Material provided:

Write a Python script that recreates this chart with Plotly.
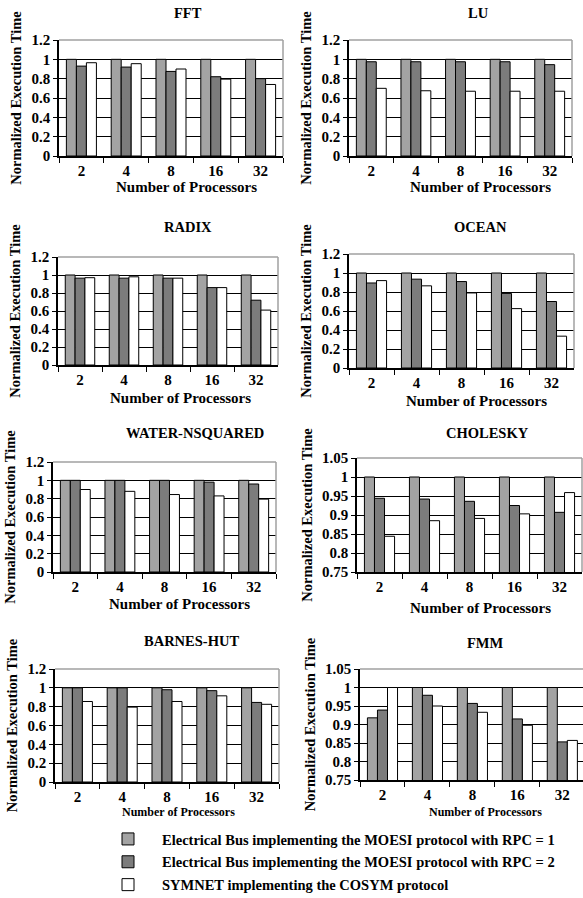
import plotly.graph_objects as go

W, H = 583, 898

processors = ["2", "4", "8", "16", "32"]
series_names = [
    "Electrical Bus implementing the MOESI protocol with RPC = 1",
    "Electrical Bus implementing the MOESI protocol with RPC = 2",
    "SYMNET implementing the COSYM protocol",
]
series_colors = ["#a3a3a3", "#7c7c7c", "#ffffff"]

fft_rpc1 = [1.0, 1.0, 1.0, 1.0, 1.0]
fft_rpc2 = [0.93, 0.92, 0.875, 0.82, 0.80]
fft_symnet = [0.965, 0.955, 0.90, 0.795, 0.74]

lu_rpc1 = [1.0, 1.0, 1.0, 1.0, 1.0]
lu_rpc2 = [0.975, 0.975, 0.975, 0.975, 0.945]
lu_symnet = [0.70, 0.675, 0.67, 0.67, 0.67]

radix_rpc1 = [1.0, 1.0, 1.0, 1.0, 1.0]
radix_rpc2 = [0.965, 0.965, 0.965, 0.86, 0.72]
radix_symnet = [0.97, 0.98, 0.965, 0.86, 0.61]

ocean_rpc1 = [1.0, 1.0, 1.0, 1.0, 1.0]
ocean_rpc2 = [0.895, 0.935, 0.91, 0.785, 0.70]
ocean_symnet = [0.92, 0.865, 0.79, 0.625, 0.335]

water_rpc1 = [1.0, 1.0, 1.0, 1.0, 1.0]
water_rpc2 = [1.0, 1.0, 1.0, 0.98, 0.96]
water_symnet = [0.90, 0.88, 0.845, 0.83, 0.795]

cholesky_rpc1 = [1.0, 1.0, 1.0, 1.0, 1.0]
cholesky_rpc2 = [0.944, 0.942, 0.936, 0.925, 0.907]
cholesky_symnet = [0.844, 0.885, 0.891, 0.903, 0.959]

barnes_rpc1 = [1.0, 1.0, 1.0, 1.0, 1.0]
barnes_rpc2 = [1.0, 1.0, 0.98, 0.97, 0.845]
barnes_symnet = [0.855, 0.795, 0.855, 0.915, 0.825]

fmm_rpc1 = [0.918, 1.0, 1.0, 1.0, 1.0]
fmm_rpc2 = [0.939, 0.979, 0.957, 0.915, 0.853]
fmm_symnet = [1.0, 0.95, 0.933, 0.898, 0.857]

y_full_ticks = [0, 0.2, 0.4, 0.6, 0.8, 1, 1.2]
y_zoom_ticks = [0.75, 0.8, 0.85, 0.9, 0.95, 1, 1.05]

# name, data, y ticks, panel box (left, right, top, bottom px), title pos, xtitle pos, xtitle size
panels = [
    ("FFT", (fft_rpc1, fft_rpc2, fft_symnet), y_full_ticks, (59, 283, 40, 156), (188, 13), (186, 187), 15),
    ("LU", (lu_rpc1, lu_rpc2, lu_symnet), y_full_ticks, (349, 572, 40, 156), (478, 13), (480, 187), 15),
    ("RADIX", (radix_rpc1, radix_rpc2, radix_symnet), y_full_ticks, (58, 278, 257, 365), (188, 227), (180, 398), 15),
    ("OCEAN", (ocean_rpc1, ocean_rpc2, ocean_symnet), y_full_ticks, (349, 574, 254, 368), (481, 227), (476, 401), 15),
    ("WATER-NSQUARED", (water_rpc1, water_rpc2, water_symnet), y_full_ticks, (53, 276, 462, 572), (195, 433), (179, 604), 15),
    ("CHOLESKY", (cholesky_rpc1, cholesky_rpc2, cholesky_symnet), y_zoom_ticks, (357, 582, 458, 572), (487, 433), (480, 608), 15),
    ("BARNES-HUT", (barnes_rpc1, barnes_rpc2, barnes_symnet), y_full_ticks, (55, 279, 669, 782), (191, 641), (178, 812), 12),
    ("FMM", (fmm_rpc1, fmm_rpc2, fmm_symnet), y_zoom_ticks, (360, 583, 669, 780), (485, 643), (485, 812), 12),
]

FONT = "Liberation Serif, Times New Roman, serif"

fig = go.Figure()
layout = dict(
    width=W, height=H,
    margin=dict(l=0, r=0, t=0, b=0, autoexpand=False),
    paper_bgcolor="white", plot_bgcolor="white",
    barmode="group", bargap=0.33, bargroupgap=0,
    font=dict(family=FONT, size=13, color="black", weight="bold"),
    showlegend=True,
    legend=dict(
        x=94 / W, xanchor="left", y=1 - 823 / H, yanchor="top",
        font=dict(family=FONT, size=14.5, color="black", weight="bold"),
        itemwidth=58, tracegroupgap=1, bgcolor="rgba(0,0,0,0)",
    ),
)
annotations = []
shapes = []

for i, (name, data, yt, box, tpos, xtpos, xts) in enumerate(panels):
    idx = i + 1
    xa = "x" if idx == 1 else f"x{idx}"
    ya = "y" if idx == 1 else f"y{idx}"
    left, right, top, bottom = box
    for s in range(3):
        fig.add_trace(go.Bar(
            x=processors, y=data[s], name=series_names[s],
            marker=dict(color=series_colors[s], line=dict(color="black", width=1)),
            xaxis=xa, yaxis=ya, showlegend=(idx == 1),
            legendgroup=f"g{s}",
        ))
    xrange = [-0.5, 4.5]
    if name == "FMM":
        xrange = [-0.5, 4.46]
    layout["xaxis" if idx == 1 else f"xaxis{idx}"] = dict(
        domain=[left / W, min(right / W, 1.0)], anchor=ya,
        type="category", range=xrange,
        tickson="boundaries", ticks="outside", ticklen=5, tickcolor="black",
        showline=True, linecolor="black", linewidth=1.5,
        showgrid=False, zeroline=False,
        tickfont=dict(family=FONT, size=15, weight="bold"),
    )
    layout["yaxis" if idx == 1 else f"yaxis{idx}"] = dict(
        domain=[1 - bottom / H, 1 - top / H], anchor=xa,
        range=[yt[0], yt[-1]], tickvals=yt,
        ticks="outside", ticklen=4, tickcolor="black",
        showline=True, linecolor="black", linewidth=1.5,
        showgrid=True, gridcolor="black", gridwidth=1.2,
        zeroline=False,
        tickfont=dict(family=FONT, size=15, weight="bold"),
        title=dict(text="Normalized Execution Time", standoff=6,
                   font=dict(family=FONT, size=14.5, weight="bold")),
    )
    # grey plot border on top/right
    shapes.append(dict(type="line", xref=f"{xa} domain", yref=f"{ya} domain",
                       x0=0, x1=1, y0=1, y1=1, line=dict(color="#a0a0a0", width=1.5), layer="above"))
    if name != "FMM":
        shapes.append(dict(type="line", xref=f"{xa} domain", yref=f"{ya} domain",
                           x0=1, x1=1, y0=0, y1=1, line=dict(color="#a0a0a0", width=1.5), layer="above"))
    annotations.append(dict(text=name, x=tpos[0] / W, y=1 - tpos[1] / H, xref="paper", yref="paper",
                            showarrow=False, xanchor="center", yanchor="middle",
                            font=dict(family=FONT, size=14.5, weight="bold")))
    annotations.append(dict(text="Number of Processors", x=xtpos[0] / W, y=1 - xtpos[1] / H,
                            xref="paper", yref="paper", showarrow=False,
                            xanchor="center", yanchor="middle",
                            font=dict(family=FONT, size=xts, weight="bold")))

layout["annotations"] = annotations
layout["shapes"] = shapes
fig.update_layout(**layout)
fig.write_html("out.html", config={"displayModeBar": False},
               post_script="document.body.style.margin='0';document.body.style.overflow='hidden';")
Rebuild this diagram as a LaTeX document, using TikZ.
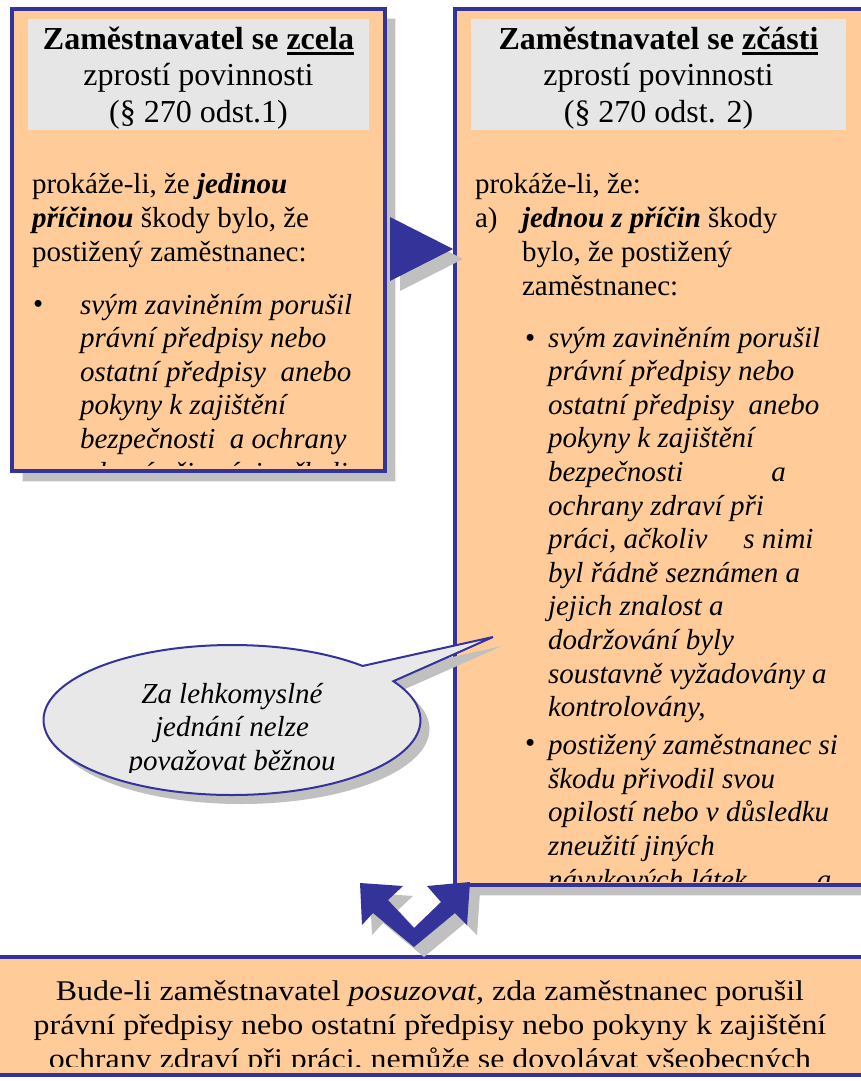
\documentclass[tikz,border=0pt]{standalone}
\usepackage{fontspec}
\setmainfont{Liberation Serif}
\newfontfamily\wideserif{Liberation Serif}[FakeStretch=1.12]
\usetikzlibrary{shapes.callouts, shadows, positioning}
\definecolor{frame-blue}{RGB}{51,51,153}
\definecolor{box-peach}{RGB}{255,204,153}
\definecolor{head-gray}{RGB}{230,230,230}
\definecolor{bubble-gray}{RGB}{232,232,232}
\definecolor{shade-gray}{RGB}{192,192,192}
\newcommand{\headfont}{\fontsize{32}{36.5}\selectfont}
\newcommand{\bodyfont}{\fontsize{29}{34}\selectfont}
\newcommand{\itemfont}{\fontsize{29}{33.6}\selectfont\itshape}
\newcommand{\thickul}[1]{\setbox0=\hbox{#1}\rlap{\vrule height -2.5pt depth 5.5pt width \wd0}\box0}

\begin{document}
\begin{tikzpicture}[
  x=1pt, y=-1pt,
  every node/.style = {inner sep=0pt, outer sep=0pt},
  % Box styles
  panel/.style     = {rectangle, draw=frame-blue, fill=box-peach, line width=4pt},
  boxshadow/.style = {drop shadow={shadow xshift=10pt, shadow yshift=-10pt,
                      fill=shade-gray, draw=black!8, line width=1pt, opacity=1}},
  headbox/.style   = {rectangle, fill=head-gray},
  bubble/.style    = {ellipse callout, draw=frame-blue, fill=bubble-gray, line width=2pt,
                      drop shadow={shadow xshift=9pt, shadow yshift=-9pt,
                      fill=shade-gray, draw=none, opacity=1}},
  % Text styles (multi-line nodes sit on the baseline of their last line)
  headtext/.style  = {font=\headfont, align=center, anchor=base},
  bodytext/.style  = {font=\bodyfont, align=left, anchor=base west},
  itemtext/.style  = {font=\itemfont, align=left, anchor=base west},
  bubbletext/.style= {font=\itemfont, align=center, anchor=base},
  notetext/.style  = {font=\wideserif\fontsize{28.5}{34}\selectfont, align=center, anchor=base},
  % Arrow styles
  blockarrow/.style= {fill=frame-blue,
                      preaction={fill=shade-gray, transform canvas={xshift=10pt, yshift=-10pt}}},
]

\fill[white] (0,0) rectangle (861,1081);
\clip (0,0) rectangle (861,1081);

% ── Boxes ──────────────────────────────────────────────────────────────────────

% whole release (left)
\node[panel, boxshadow, minimum width=373pt, minimum height=462pt] (zcela) at (198.5,240) {};
\node[headbox, minimum width=341pt, minimum height=111pt] (headA) at (198.5,74.5) {};

% partial release (right)
\node[panel, boxshadow, minimum width=420pt, minimum height=876pt] (zcasti) at (665,447) {};
\node[headbox, minimum width=375pt, minimum height=111pt] (headB) at (658.5,74.5) {};

% assessment note (bottom)
\node[panel, minimum width=885pt, minimum height=118pt] (posouzeni) at (432.5,1016) {};

% ── Texts ──────────────────────────────────────────────────────────────────────

\node[headtext] (titleA) at (198.5,122)
  {\textbf{Zaměstnavatel se \thickul{zcela}}\\zprostí povinnosti\\(§ 270 odst.1)};
\node[headtext] (titleB) at (658.5,122)
  {\textbf{Zaměstnavatel se \thickul{zčásti}}\\zprostí povinnosti\\(§ 270 odst. 2)};

\begin{scope}
  \clip (14,11) rectangle (383,465);
  \node[bodytext] (proofA) at (32,261)
    {prokáže-li, že \textbf{\textit{jedinou}}\\\textbf{\textit{příčinou}} škody bylo, že\\postižený zaměstnanec:};
  \node[bodytext] (dotA) at (33,313) {\textbullet};
  \node[itemtext] (itemA) at (80,482)
    {svým zaviněním porušil\\právní předpisy nebo\\ostatní předpisy\ \ anebo\\pokyny k zajištění\\bezpečnosti\ \ a ochrany\\zdraví při práci, ačkoliv s nimi};
\end{scope}

\begin{scope}
  \clip (457,11) rectangle (861,881);
  \node[bodytext] (proofB) at (475,193) {prokáže-li, že:};
  \node[bodytext] (letterB) at (475,227) {a)};
  \node[bodytext] (causeB) at (522,295)
    {\textbf{\textit{jednou z příčin}} škody\\bylo, že postižený\\zaměstnanec:};
  \node[bodytext] (dotB1) at (525,347) {\textbullet};
  \node[itemtext] (itemB1) at (548,716.6)
    {svým zaviněním porušil\\právní předpisy nebo\\ostatní předpisy\ \ anebo\\pokyny k zajištění\\bezpečnosti\hspace{88pt}a\\ochrany zdraví při\\práci, ačkoliv\hspace{36pt}s nimi\\byl řádně seznámen a\\jejich znalost a\\dodržování byly\\soustavně vyžadovány a\\kontrolovány,};
  \node[bodytext] (dotB2) at (525,752) {\textbullet};
  \node[itemtext] (itemB2) at (548,889)
    {postižený zaměstnanec si\\škodu přivodil svou\\opilostí nebo v důsledku\\zneužití jiných\\návykových látek\hspace{70pt}a};
\end{scope}

\begin{scope}
  \clip (0,959) rectangle (861,1066);
  \node[notetext] (noteC) at (430,1068)
    {Bude-li zaměstnavatel \textit{posuzovat,} zda zaměstnanec porušil\\právní předpisy nebo ostatní předpisy nebo pokyny k zajištění\\ochrany zdraví při práci, nemůže se dovolávat všeobecných};
\end{scope}

% ── Callout ────────────────────────────────────────────────────────────────────

\node[bubble, minimum width=377pt, minimum height=150pt,
      callout absolute pointer={(493,637)}] (remark) at (232,720) {};
\begin{scope}
  \clip (100,660) rectangle (380,772);
  \node[bubbletext] (remarkText) at (232,770.2) {Za lehkomyslné\\jednání nelze\\považovat běžnou};
\end{scope}

% ── Arrows ─────────────────────────────────────────────────────────────────────

% zcela -> zcasti
\fill[blockarrow] (390,217) -- (453,249) -- (390,281) -- cycle;

% zcasti <-> posouzeni
\fill[blockarrow] (360,883) -- (403,886) -- (388,900) -- (414,928) -- (441,902)
  -- (427,886) -- (470,882) -- (467,925) -- (455,913) -- (414,947)
  -- (373,913) -- (362,925) -- cycle;

\end{tikzpicture}
\end{document}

Set problem:
From the first line of the entries above down to the line holding "W, H = 583, 898", quote each line exactly and nothing else, skipping pictures.

Result of this task:
Write a Python script that recreates this chart with Plotly.
import plotly.graph_objects as go

W, H = 583, 898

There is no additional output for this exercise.